The future of Debenhams is hanging in the balance again as its owners fight to avoid complete closure as they try to find a buyer for the struggling business.
At the weekend the 242-year-old department store chain appointed an investment bank to oversee the sale process and hopes to secure a buyer before the end of September. If no buyer can be found then Debenhams faces liquidation.
In the last year Debenhams has closed branches in Eastbourne and Ashford but the Hastings store survived. It avoided closure again as the company announced in May that many stores shut at the start of lockdown would not reopen. It’s understood that landlords have had to reduce the rents that Debenhams are paying to retain the business.
The struggling retail group called in administrators in April, for the second time in a year. The chain has already shut 18 stores this year, with the loss of more than 1,000 jobs in shops and at the headquarters in London. After lease negotiations with landlords, 124 stores – including the store in Hastings that dominates the town centre – are still trading.
“Now that Debenhams has 124 stores in the UK open and is trading ahead of expectations, the administrators of Debenhams Retail Ltd have initiated a process to assess ways for the business to exit its protective administration,” the company said on Sunday.

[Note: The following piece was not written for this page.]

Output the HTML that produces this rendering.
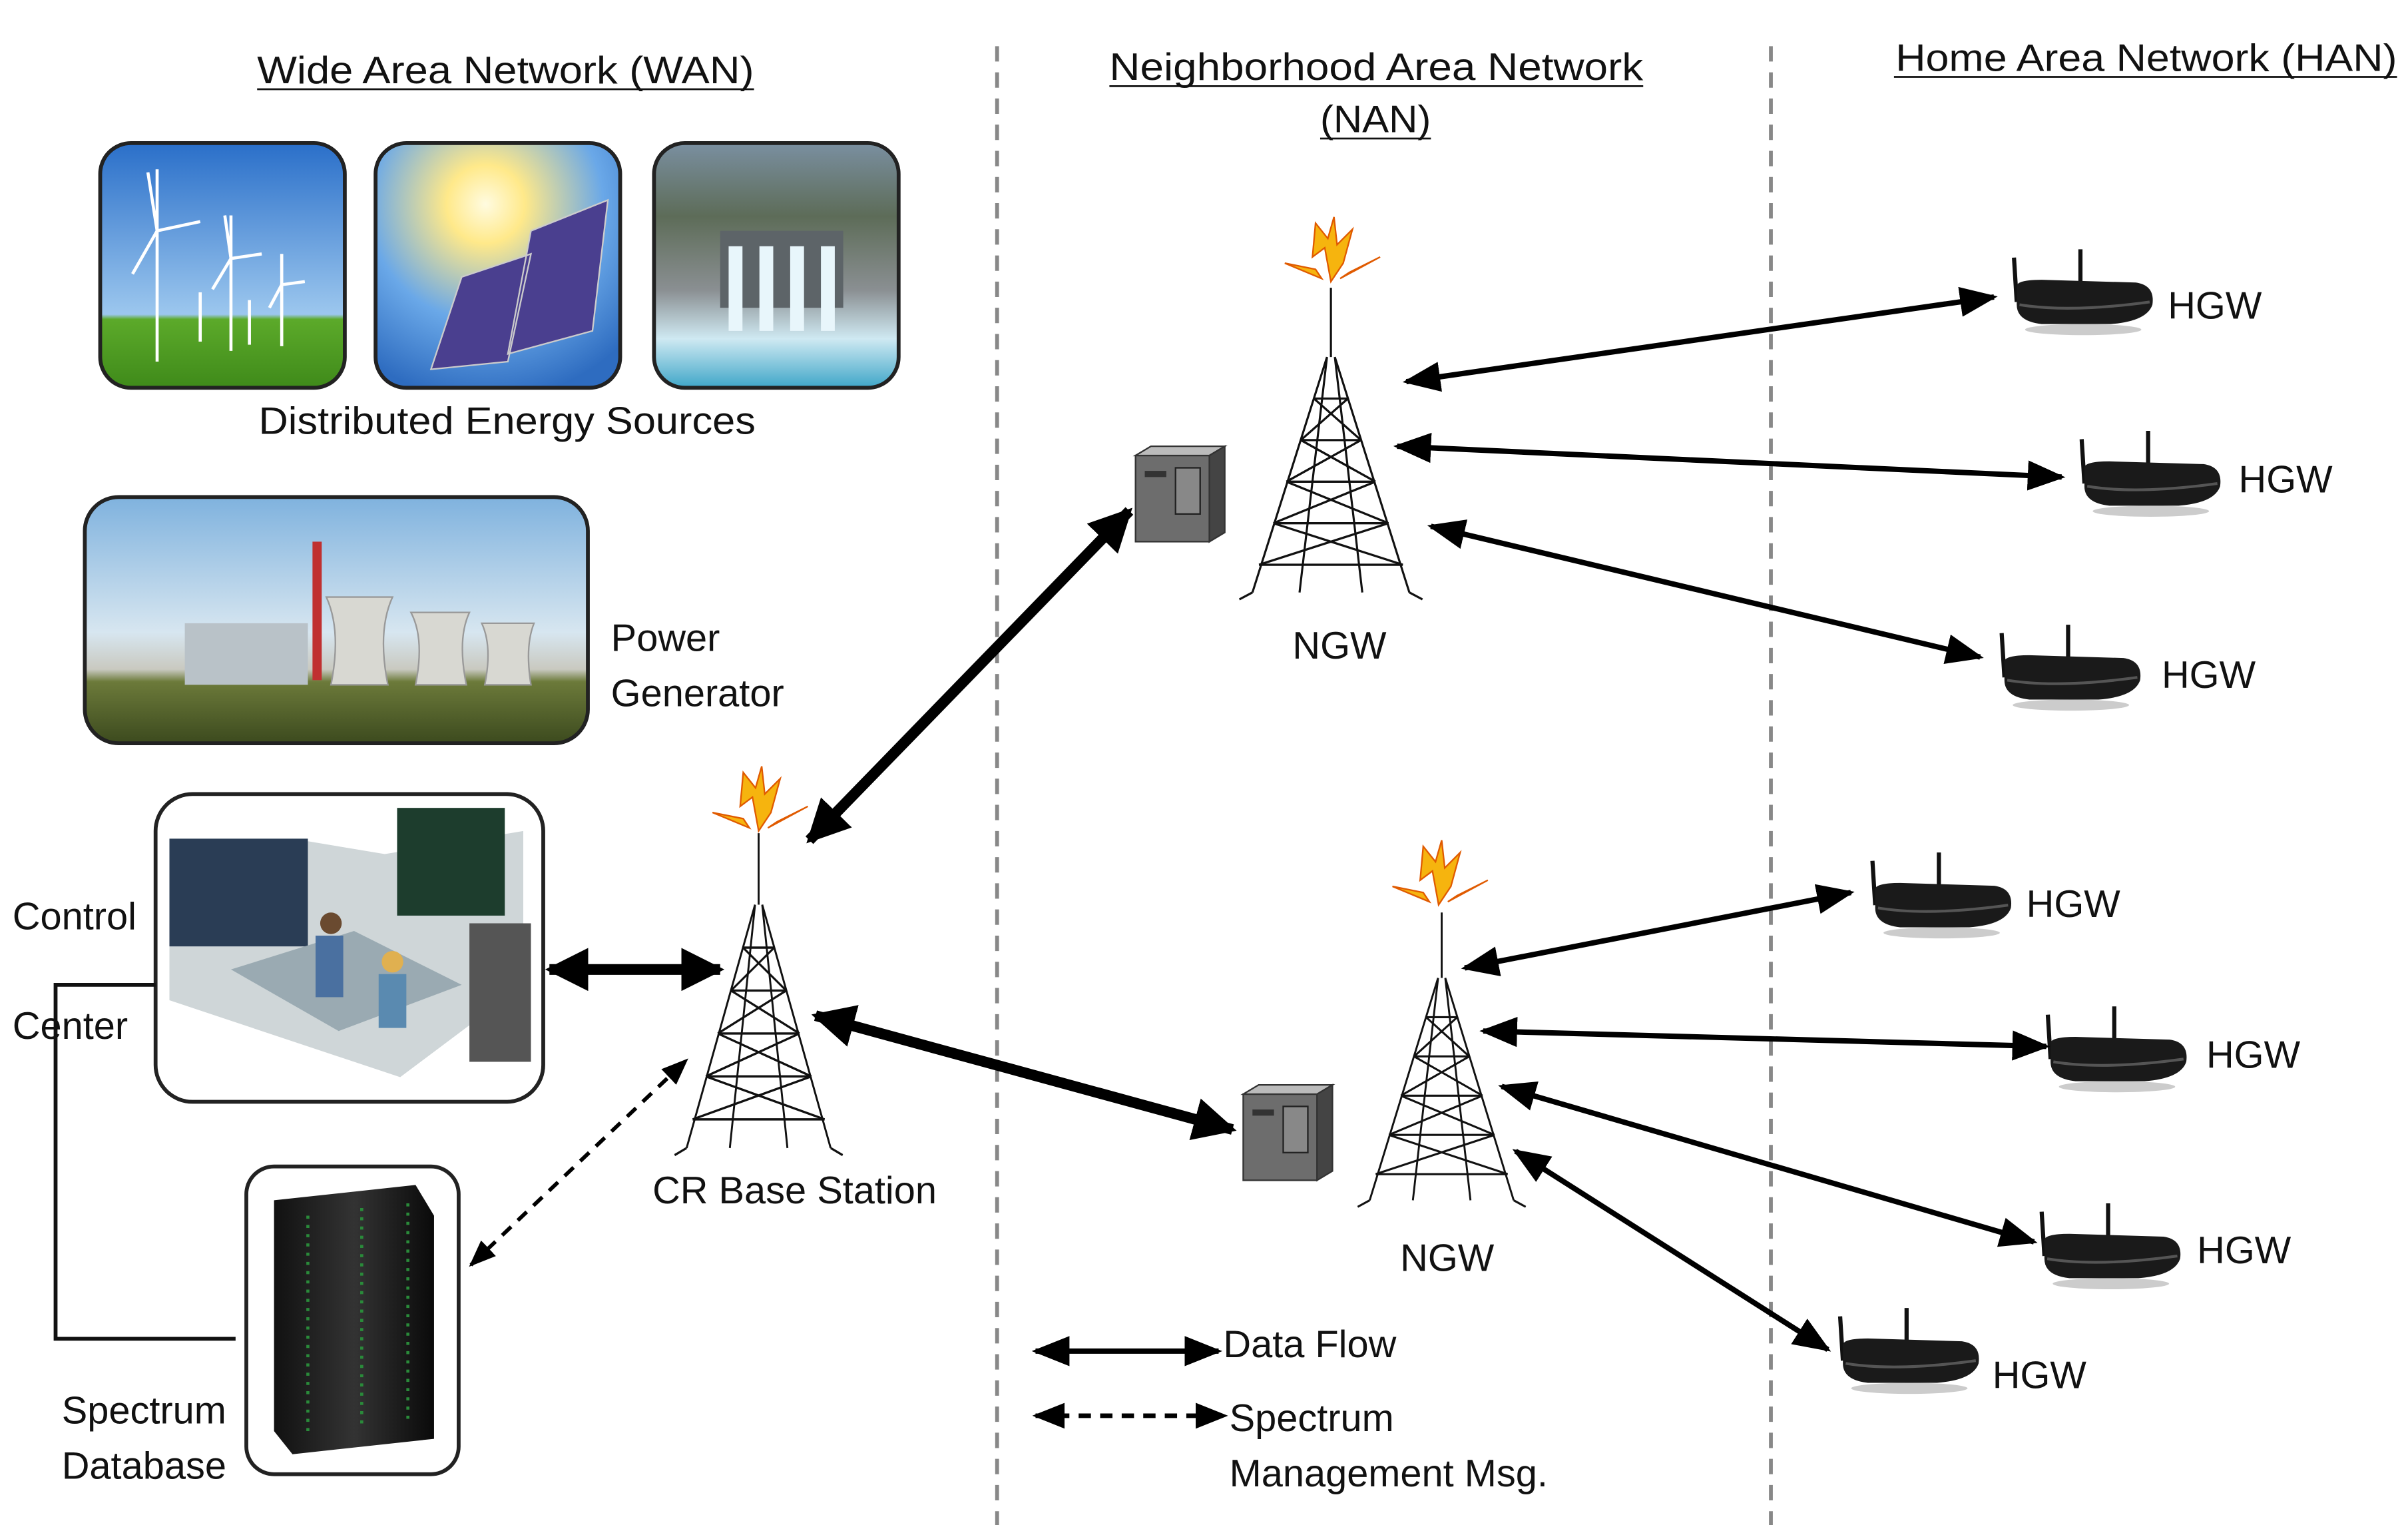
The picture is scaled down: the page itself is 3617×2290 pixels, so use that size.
<!DOCTYPE html>
<html><head><meta charset="utf-8"><style>
html,body{margin:0;padding:0;background:#fff;}
svg{display:block;}
text{font-family:"Liberation Sans",sans-serif;fill:#111;}
</style></head><body>
<svg width="3617" height="2290" viewBox="0 0 1565 991" xmlns="http://www.w3.org/2000/svg">
<defs>
<marker id="ah" viewBox="0 0 10 10" refX="9" refY="5" markerWidth="4" markerHeight="4" orient="auto-start-reverse"><path d="M0,0L10,5L0,10z" fill="#000"/></marker>
<marker id="ahs" viewBox="0 0 10 10" refX="9" refY="5" markerWidth="7" markerHeight="7" orient="auto-start-reverse"><path d="M0,1L10,5L0,9z" fill="#000"/></marker>
<linearGradient id="sky" x1="0" y1="0" x2="0" y2="1"><stop offset="0" stop-color="#2a6fc9"/><stop offset="0.7" stop-color="#9cc7ee"/><stop offset="0.72" stop-color="#5caa2a"/><stop offset="1" stop-color="#3f8a1a"/></linearGradient>
<radialGradient id="sun" cx="0.45" cy="0.25" r="0.8"><stop offset="0" stop-color="#fffbe0"/><stop offset="0.2" stop-color="#ffe98a"/><stop offset="0.6" stop-color="#6aa8e8"/><stop offset="1" stop-color="#2e6cc0"/></radialGradient>
<linearGradient id="dam" x1="0" y1="0" x2="0" y2="1"><stop offset="0" stop-color="#7a8fa0"/><stop offset="0.3" stop-color="#5d6c58"/><stop offset="0.6" stop-color="#8a8f92"/><stop offset="0.8" stop-color="#cfe9f2"/><stop offset="1" stop-color="#3fa6c8"/></linearGradient>
<linearGradient id="plant" x1="0" y1="0" x2="0" y2="1"><stop offset="0" stop-color="#7fb2de"/><stop offset="0.55" stop-color="#d7e6f0"/><stop offset="0.7" stop-color="#c9c9c0"/><stop offset="0.75" stop-color="#6c7a3a"/><stop offset="1" stop-color="#3c4a1e"/></linearGradient>
<linearGradient id="rack" x1="0" y1="0" x2="1" y2="0"><stop offset="0" stop-color="#111"/><stop offset="0.5" stop-color="#333"/><stop offset="1" stop-color="#0a0a0a"/></linearGradient>
<g id="tower" fill="none" stroke="#111" stroke-width="1.6">
<path d="M0,-20V30M-3,30L-60,200M3,30L60,200M-3,30L-24,200M3,30L24,200"/>
<path d="M-13,60H13M-23,90H23M-34,120H34M-44,150H44M-55,180H55"/>
<path d="M-13,60L23,90M13,60L-23,90M-23,90L34,120M23,90L-34,120M-34,120L44,150M34,120L-44,150M-44,150L55,180M44,150L-55,180"/>
<path d="M-60,200L-70,205M60,200L70,205"/>
</g>
<g id="bolt">
<path d="M0,20L-4,-2L-12,4L-10,-18L-2,-8L2,-22L4,-4L14,-14L8,8Z" fill="#f6b40e" stroke="#e05a00" stroke-width="1"/>
<path d="M-6,18L-30,8L-10,12Z M6,18L32,4L12,14Z" fill="#f6b40e" stroke="#e05a00" stroke-width="1"/>
</g>
<g id="router">
<path d="M-8,38 L-10,6" stroke="#111" stroke-width="3"/><path d="M38,36 L38,0" stroke="#111" stroke-width="3"/>
<path d="M-8,28 Q-10,22 10,22 L78,24 Q92,26 90,40 Q86,52 60,54 L10,54 Q-8,52 -8,40 Z" fill="#1a1a1a"/>
<path d="M-6,40 Q30,46 88,38" stroke="#555" stroke-width="2" fill="none"/>
<ellipse cx="40" cy="58" rx="42" ry="4" fill="#999" opacity="0.5"/>
</g>
<g id="server">
<rect x="0" y="6" width="48" height="56" fill="#6d6d6d" stroke="#333"/>
<path d="M0,6L10,0H58L48,6Z" fill="#bbb" stroke="#333"/>
<path d="M48,6L58,0V56L48,62Z" fill="#444" stroke="#333"/>
<rect x="26" y="14" width="16" height="30" fill="#888" stroke="#222"/>
<rect x="6" y="16" width="14" height="4" fill="#333"/>
</g>
</defs>

<!-- titles -->
<text x="167" y="54" font-size="25" textLength="323" lengthAdjust="spacingAndGlyphs">Wide Area Network (WAN)</text>
<line x1="167" y1="58" x2="490" y2="58" stroke="#111" stroke-width="1.2"/>
<text x="721" y="52" font-size="25" textLength="347" lengthAdjust="spacingAndGlyphs">Neighborhood Area Network</text>
<line x1="721" y1="56" x2="1068" y2="56" stroke="#111" stroke-width="1.2"/>
<text x="858" y="86" font-size="25" textLength="72" lengthAdjust="spacingAndGlyphs">(NAN)</text>
<line x1="858" y1="90" x2="930" y2="90" stroke="#111" stroke-width="1.2"/>
<text x="1232" y="46" font-size="25" textLength="326" lengthAdjust="spacingAndGlyphs">Home Area Network (HAN)</text>
<line x1="1231" y1="50" x2="1558" y2="50" stroke="#111" stroke-width="1.2"/>

<!-- dashed separators -->
<line x1="648" y1="30" x2="648" y2="991" stroke="#888" stroke-width="2.5" stroke-dasharray="10,7"/>
<line x1="1151" y1="30" x2="1151" y2="991" stroke="#888" stroke-width="2.5" stroke-dasharray="10,7"/>

<!-- energy images -->
<rect x="65" y="93" width="159" height="159" rx="20" fill="url(#sky)" stroke="#222" stroke-width="2.5"/>
<g stroke="#fff" stroke-width="2" fill="none">
<path d="M102,110V235M102,150L86,178M102,150L130,144M102,150L96,112"/>
<path d="M150,140V228M150,168L138,188M150,168L170,165M150,168L146,140"/>
<path d="M183,165V225M183,185L175,200M183,185L198,183"/>
<path d="M130,190V222M162,195V224"/>
</g>
<rect x="244" y="93" width="159" height="159" rx="20" fill="url(#sun)" stroke="#222" stroke-width="2.5"/>
<path d="M280,240L300,180L345,165L330,235Z M330,230L345,150L395,130L385,215Z" fill="#4a3f8f" stroke="#ccc" stroke-width="1"/>
<rect x="425" y="93" width="159" height="159" rx="20" fill="url(#dam)" stroke="#222" stroke-width="2.5"/>
<rect x="468" y="150" width="80" height="50" fill="#5d6468"/>
<path d="M478,160V215M498,160V215M518,160V215M538,160V215" stroke="#e8f6fb" stroke-width="9"/>
<text x="168" y="282" font-size="25" textLength="323" lengthAdjust="spacingAndGlyphs">Distributed Energy Sources</text>

<!-- power plant -->
<rect x="55" y="323" width="327" height="160" rx="22" fill="url(#plant)" stroke="#222" stroke-width="2.5"/>
<path d="M215,445Q222,410 212,388H255Q245,410 252,445Z M270,445Q276,415 267,398H305Q297,415 303,445Z M315,445Q320,420 313,405H347Q341,420 345,445Z" fill="#d8d8d2" stroke="#999"/>
<rect x="203" y="352" width="6" height="90" fill="#c03030"/>
<rect x="120" y="405" width="80" height="40" fill="#b9c2c8"/>
<text x="397" y="423" font-size="25">Power</text>
<text x="397" y="459" font-size="25">Generator</text>

<!-- control center -->
<rect x="101" y="516" width="252" height="200" rx="24" fill="#fff" stroke="#222" stroke-width="2.5"/>
<path d="M110,600L190,545L250,555L340,540L340,640L260,700L110,650Z" fill="#cfd6d8"/>
<rect x="110" y="545" width="90" height="70" fill="#2a3d55"/>
<rect x="258" y="525" width="70" height="70" fill="#1d3d2d"/>
<rect x="305" y="600" width="40" height="90" fill="#555"/>
<path d="M150,630L230,605L300,640L220,670Z" fill="#9aaab2"/>
<circle cx="215" cy="600" r="7" fill="#6a4a30"/><rect x="205" y="608" width="18" height="40" fill="#4a70a0"/>
<circle cx="255" cy="625" r="7" fill="#e0b050"/><rect x="246" y="633" width="18" height="35" fill="#5a8ab0"/>
<text x="8" y="604" font-size="25">Control</text>
<text x="8" y="675" font-size="25">Center</text>
<path d="M101,640H36V870H153" fill="none" stroke="#111" stroke-width="2.5"/>

<!-- spectrum database -->
<rect x="160" y="758" width="138" height="200" rx="18" fill="#fff" stroke="#222" stroke-width="2.5"/>
<path d="M178,780L270,770L282,790V935L190,945L178,930Z" fill="url(#rack)"/>
<path d="M200,790V930M235,785V928M265,782V925" stroke="#2a8a3a" stroke-width="2" stroke-dasharray="2,4"/>
<text x="40" y="925" font-size="25">Spectrum</text>
<text x="40" y="961" font-size="25">Database</text>

<!-- CR base station -->
<use href="#tower" transform="translate(493,560) scale(0.78,0.93)"/>
<use href="#bolt" transform="translate(493,520)"/>
<text x="424" y="782" font-size="25">CR Base Station</text>

<!-- NGW 1 -->
<use href="#tower" transform="translate(865,205) scale(0.85,0.9)"/>
<use href="#bolt" transform="translate(865,163)"/>
<use href="#server" transform="translate(738,290)"/>
<text x="840" y="428" font-size="25">NGW</text>

<!-- NGW 2 -->
<use href="#tower" transform="translate(937,610) scale(0.78,0.85)"/>
<use href="#bolt" transform="translate(935,568)"/>
<use href="#server" transform="translate(808,705)"/>
<text x="910" y="826" font-size="25">NGW</text>

<!-- routers -->
<use href="#router" transform="translate(1318,162) scale(0.9)"/><text x="1409" y="207" font-size="25">HGW</text>
<use href="#router" transform="translate(1362,280) scale(0.9)"/><text x="1455" y="320" font-size="25">HGW</text>
<use href="#router" transform="translate(1310,406) scale(0.9)"/><text x="1405" y="447" font-size="25">HGW</text>
<use href="#router" transform="translate(1226,554) scale(0.9)"/><text x="1317" y="596" font-size="25">HGW</text>
<use href="#router" transform="translate(1340,654) scale(0.9)"/><text x="1434" y="694" font-size="25">HGW</text>
<use href="#router" transform="translate(1336,782) scale(0.9)"/><text x="1428" y="821" font-size="25">HGW</text>
<use href="#router" transform="translate(1205,850) scale(0.9)"/><text x="1295" y="902" font-size="25">HGW</text>

<!-- arrows -->
<g stroke="#000" fill="none">
<line x1="357" y1="630" x2="468" y2="630" stroke-width="7" marker-start="url(#ah)" marker-end="url(#ah)"/>
<line x1="526" y1="546" x2="734" y2="332" stroke-width="7" marker-start="url(#ah)" marker-end="url(#ah)"/>
<line x1="530" y1="660" x2="801" y2="734" stroke-width="7" marker-start="url(#ah)" marker-end="url(#ah)"/>
<line x1="306" y1="822" x2="446" y2="689" stroke-width="2.5" stroke-dasharray="8,6" marker-start="url(#ahs)" marker-end="url(#ahs)"/>
<g stroke-width="3.5">
<line x1="914" y1="248" x2="1296" y2="193" marker-start="url(#ahs)" marker-end="url(#ahs)"/>
<line x1="908" y1="290" x2="1340" y2="310" marker-start="url(#ahs)" marker-end="url(#ahs)"/>
<line x1="930" y1="342" x2="1287" y2="427" marker-start="url(#ahs)" marker-end="url(#ahs)"/>
<line x1="952" y1="629" x2="1203" y2="580" marker-start="url(#ahs)" marker-end="url(#ahs)"/>
<line x1="964" y1="670" x2="1330" y2="680" marker-start="url(#ahs)" marker-end="url(#ahs)"/>
<line x1="976" y1="706" x2="1322" y2="807" marker-start="url(#ahs)" marker-end="url(#ahs)"/>
<line x1="985" y1="748" x2="1188" y2="877" marker-start="url(#ahs)" marker-end="url(#ahs)"/>
</g>
<line x1="673" y1="878" x2="792" y2="878" stroke-width="3.5" marker-start="url(#ahs)" marker-end="url(#ahs)"/>
<line x1="673" y1="920" x2="796" y2="920" stroke-width="3" stroke-dasharray="8,6" marker-start="url(#ahs)" marker-end="url(#ahs)"/>
</g>
<text x="795" y="882" font-size="25">Data Flow</text>
<text x="799" y="930" font-size="25">Spectrum</text>
<text x="799" y="966" font-size="25">Management Msg.</text>
</svg>
</body></html>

“There are a range of possible outcomes which could include the current owners retaining the business, potential new joint venture arrangements or a sale to a third party, and the administrators will be guided by what delivers the best outcome for creditors.”
Even before issues surrounding lockdown the Debenhams business was in trouble, struggling to deal with £600m of debt. The department store chain previously went into administration in April 2019 and transferred ownership to a group of financial investors including US hedge funds. Debenhams then underwent a company voluntary arrangement (CVA), an insolvency procedure that allowed it to close stores and renegotiate rents.
Debenhams’ Irish chain has been placed into liquidation, but a liquidation of the main group is said to be unlikely and would only happen once all other options have been exhausted.